(Challenge) Copy out each line of the material below that holds the string "with".

********************

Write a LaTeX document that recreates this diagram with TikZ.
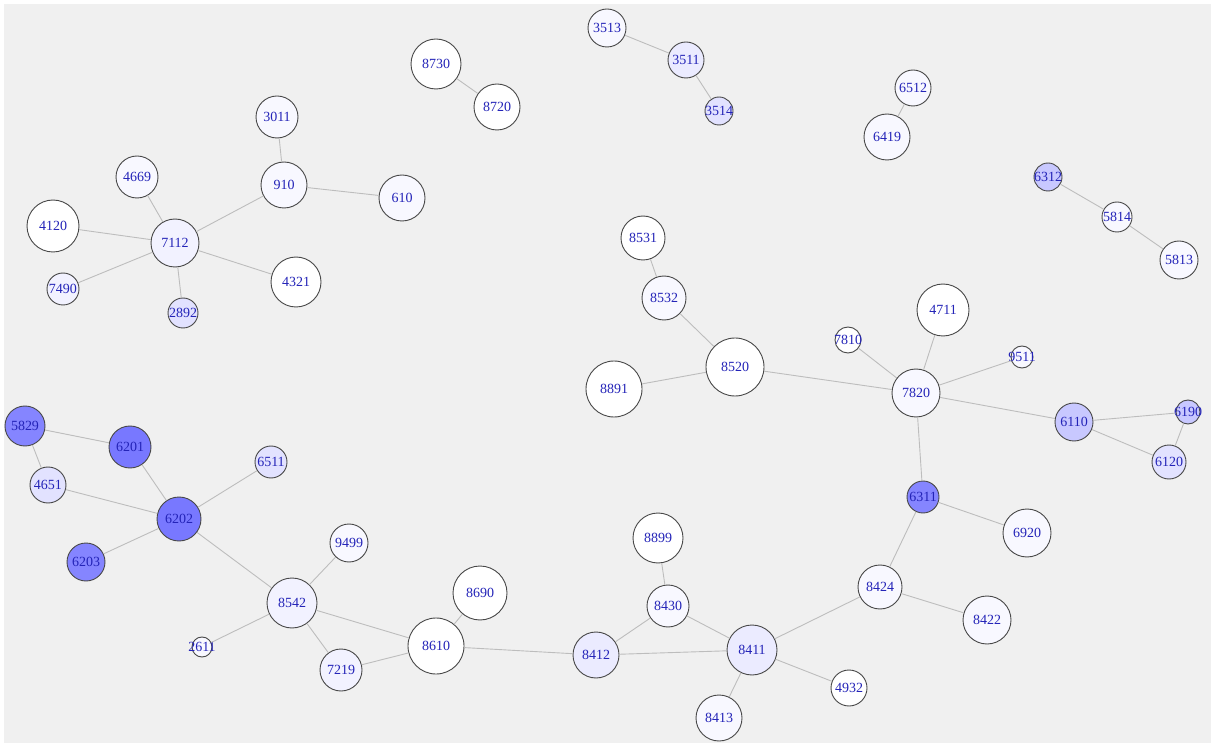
\documentclass[tikz,border=0pt]{standalone}
\usepackage{fontspec}
\setmainfont{Liberation Serif}
\definecolor{bgc}{HTML}{F0F0F0}
\definecolor{edgec}{HTML}{BDBDBD}
\definecolor{rimc}{HTML}{484848}
\definecolor{txtc}{HTML}{2424B8}
\definecolor{cA}{HTML}{FFFFFF}
\definecolor{cB}{HTML}{F8F8FF}
\definecolor{cC}{HTML}{F2F2FF}
\definecolor{cD}{HTML}{EBEBFF}
\definecolor{cE}{HTML}{E2E2FF}
\definecolor{cF}{HTML}{C8C8FF}
\definecolor{cG}{HTML}{8585FF}
\definecolor{cH}{HTML}{7878FF}
\tikzset{
  gnode/.style={circle, draw=rimc, line width=0.9pt, inner sep=0pt, text=txtc, font=\fontsize{14}{14}\selectfont},
  gedge/.style={draw=edgec, line width=0.9pt}
}
\newcommand\gnd[5]{\node[gnode, minimum size=#4pt, fill=#5] (n#1) at (#2pt,-#3pt) {\makebox[0pt][c]{#1}};}
\begin{document}
\begin{tikzpicture}
\fill[white] (0pt,0pt) rectangle (1211pt,-743pt);
\fill[bgc] (4pt,-4pt) rectangle (1211pt,-743pt);
\useasboundingbox (0pt,0pt) rectangle (1211pt,-743pt);
% top cluster
\gnd{3513}{607}{28}{38}{cB}
\gnd{3511}{686}{60}{36}{cD}
\gnd{3514}{719}{111}{28}{cE}
\gnd{8730}{436}{64}{50}{cA}
\gnd{8720}{497}{107}{46}{cA}
% left-top cluster
\gnd{3011}{277}{117}{42}{cB}
\gnd{910}{284}{185}{46}{cB}
\gnd{610}{402}{198}{46}{cB}
\gnd{4669}{137}{177}{42}{cB}
\gnd{4120}{53}{226}{52}{cA}
\gnd{7112}{175}{243}{48}{cC}
\gnd{4321}{296}{282}{50}{cA}
\gnd{7490}{63}{289}{32}{cC}
\gnd{2892}{183}{313}{30}{cE}
% right top
\gnd{6512}{913}{88}{36}{cB}
\gnd{6419}{887}{137}{46}{cB}
\gnd{6312}{1048}{177}{28}{cF}
\gnd{5814}{1117}{217}{30}{cB}
\gnd{5813}{1179}{260}{38}{cB}
% middle right
\gnd{8531}{643}{238}{44}{cA}
\gnd{8532}{664}{298}{44}{cB}
\gnd{8520}{735}{367}{58}{cA}
\gnd{8891}{614}{389}{56}{cA}
\gnd{4711}{943}{310}{52}{cA}
\gnd{7810}{848}{340}{26}{cA}
\gnd{9511}{1022}{357}{22}{cB}
\gnd{7820}{916}{393}{48}{cB}
\gnd{6110}{1074}{422}{38}{cF}
\gnd{6190}{1188}{412}{24}{cF}
\gnd{6120}{1169}{462}{34}{cE}
\gnd{6311}{923}{497}{32}{cG}
\gnd{6920}{1027}{533}{48}{cB}
\gnd{8424}{880}{587}{44}{cB}
\gnd{8422}{987}{620}{48}{cB}
% bottom middle
\gnd{8899}{658}{538}{50}{cA}
\gnd{8430}{668}{606}{42}{cB}
\gnd{8412}{596}{655}{46}{cD}
\gnd{8411}{752}{650}{50}{cD}
\gnd{8413}{719}{718}{46}{cB}
\gnd{4932}{849}{688}{36}{cA}
% bottom left
\gnd{9499}{349}{543}{38}{cB}
\gnd{8542}{292}{603}{50}{cC}
\gnd{8690}{480}{593}{54}{cA}
\gnd{8610}{436}{646}{56}{cA}
\gnd{7219}{341}{670}{42}{cC}
\gnd{2611}{202}{647}{20}{cB}
\gnd{5829}{25}{426}{40}{cG}
\gnd{6201}{130}{447}{42}{cH}
\gnd{4651}{48}{485}{36}{cE}
\gnd{6202}{179}{519}{44}{cH}
\gnd{6511}{271}{462}{32}{cE}
\gnd{6203}{86}{562}{38}{cG}
% edges
\foreach \a/\b in {3513/3511, 3511/3514, 8730/8720, 3011/910, 910/610, 910/7112,
  4669/7112, 4120/7112, 7112/4321, 7112/7490, 7112/2892, 6512/6419, 6312/5814, 5814/5813,
  8531/8532, 8532/8520, 8891/8520, 8520/7820, 4711/7820, 7810/7820, 9511/7820, 7820/6110,
  6110/6190, 6110/6120, 6190/6120, 7820/6311, 6311/6920, 6311/8424, 8424/8422, 8424/8411,
  8411/4932, 8411/8413, 8411/8430, 8411/8412, 8430/8412, 8430/8899, 8412/8610, 8610/8690,
  8610/8542, 8610/7219, 8542/7219, 8542/9499, 8542/2611, 8542/6202, 6202/6201, 6202/4651,
  6202/6203, 6202/6511, 5829/6201, 5829/4651}
  \draw[gedge] (n\a) -- (n\b);
\end{tikzpicture}
\end{document}
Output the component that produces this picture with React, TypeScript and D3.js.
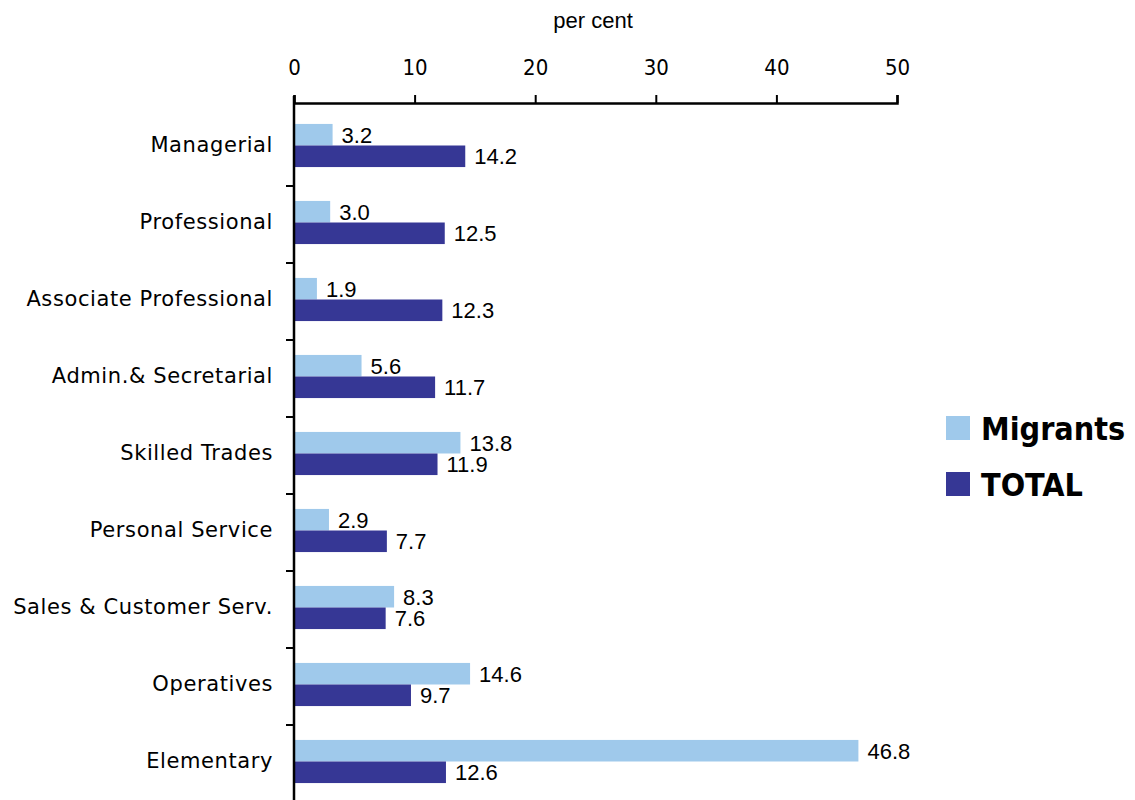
import React, { useRef, useEffect } from "react";
import * as d3 from "d3";

const categories = [
  "Managerial",
  "Professional",
  "Associate Professional",
  "Admin.& Secretarial",
  "Skilled Trades",
  "Personal Service",
  "Sales & Customer Serv.",
  "Operatives",
  "Elementary",
];
const migrants = [3.2, 3.0, 1.9, 5.6, 13.8, 2.9, 8.3, 14.6, 46.8];
const total = [14.2, 12.5, 12.3, 11.7, 11.9, 7.7, 7.6, 9.7, 12.6];
const seriesNames = ["Migrants", "TOTAL"];
const xTickValues = [0, 10, 20, 30, 40, 50];

const colors = ["#9fc9eb", "#363795"];
const labelFont = "'DejaVu Sans', Verdana, sans-serif";
const valueFont = "'Liberation Sans', Arial, sans-serif";

const App: React.FC = () => {
  const svgRef = useRef<SVGSVGElement | null>(null);
  const width = 1135;
  const height = 800;

  useEffect(() => {
    const svg = d3.select(svgRef.current);
    svg.selectAll("*").remove();

    const x = d3.scaleLinear().domain([0, 50]).range([294, 897]);
    const y = d3
      .scaleBand<string>()
      .domain(categories)
      .range([109, 802])
      .paddingInner(0.44)
      .paddingOuter(0.22);
    const sub = d3.scaleBand<string>().domain(seriesNames).range([-2, y.bandwidth() - 2]);

    // top axis
    const xAxis = svg
      .append("g")
      .attr("transform", "translate(0,103)")
      .call(d3.axisTop(x).tickValues(xTickValues).tickSize(8).tickPadding(20).tickFormat(d3.format("d")));
    xAxis.select(".domain").attr("stroke", "#000").attr("stroke-width", 2.5);
    xAxis.selectAll(".tick line").attr("stroke", "#000").attr("stroke-width", 2);
    xAxis
      .selectAll(".tick text")
      .attr("fill", "#000")
      .style("font-family", labelFont)
      .style("font-stretch", "condensed")
      .style("font-size", "22px");

    svg
      .append("text")
      .attr("x", 593)
      .attr("y", 28)
      .attr("text-anchor", "middle")
      .style("font-family", valueFont)
      .style("font-size", "22px")
      .text("per cent");

    // bars
    const groups = svg
      .selectAll("g.cat")
      .data(categories)
      .enter()
      .append("g")
      .attr("class", "cat")
      .attr("transform", (d) => `translate(0,${y(d)})`);

    [migrants, total].forEach((vals, si) => {
      groups
        .append("rect")
        .attr("x", x(0))
        .attr("y", sub(seriesNames[si])!)
        .attr("width", (_, i) => x(vals[i]) - x(0))
        .attr("height", sub.bandwidth())
        .attr("fill", colors[si]);

      groups
        .append("text")
        .attr("x", (_, i) => x(vals[i]) + 9)
        .attr("y", sub(seriesNames[si])! + sub.bandwidth() / 2)
        .attr("dy", "0.36em")
        .style("font-family", valueFont)
        .style("font-size", "22px")
        .text((_, i) => vals[i].toFixed(1));
    });

    // left axis
    const yAxis = svg
      .append("g")
      .attr("transform", `translate(${x(0)},0)`)
      .call(d3.axisLeft(y).tickSize(0).tickPadding(21));
    yAxis.select(".domain").remove();
    yAxis
      .selectAll(".tick text")
      .attr("fill", "#000")
      .attr("dy", "0.2em")
      .style("font-family", labelFont)
      .style("letter-spacing", "0.6px")
      .style("font-size", "21px");

    svg
      .append("line")
      .attr("x1", x(0))
      .attr("x2", x(0))
      .attr("y1", 96)
      .attr("y2", 800)
      .attr("stroke", "#000")
      .attr("stroke-width", 2.5);

    const step = y.step();
    const boundaries = d3.range(1, categories.length + 1).map((i) => 109 + i * step);
    svg
      .selectAll("line.sep")
      .data(boundaries)
      .enter()
      .append("line")
      .attr("class", "sep")
      .attr("x1", x(0) - 8)
      .attr("x2", x(0))
      .attr("y1", (d) => d)
      .attr("y2", (d) => d)
      .attr("stroke", "#000")
      .attr("stroke-width", 2);

    // legend
    const legend = svg.append("g").attr("transform", "translate(946,416)");
    seriesNames.forEach((name, i) => {
      const row = legend.append("g").attr("transform", `translate(0,${i * 56})`);
      row.append("rect").attr("width", 24).attr("height", 24).attr("fill", colors[i]);
      row
        .append("text")
        .attr("x", 35)
        .attr("y", 12)
        .attr("dy", "0.36em")
        .style("font-family", labelFont)
        .style("font-weight", "bold")
        .style("font-stretch", "condensed")
        .style("font-size", "32px")
        .text(name);
    });
  }, []);

  return (
    <div style={{ position: "absolute", left: 0, top: 0, width, height, background: "#fff" }}>
      <svg ref={svgRef} width={width} height={height}></svg>
    </div>
  );
};

export default App;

********************

(Completed exercise)
Write a LaTeX document that recreates this diagram with TikZ.
Output the component that produces this picture with React, TypeScript and D3.js.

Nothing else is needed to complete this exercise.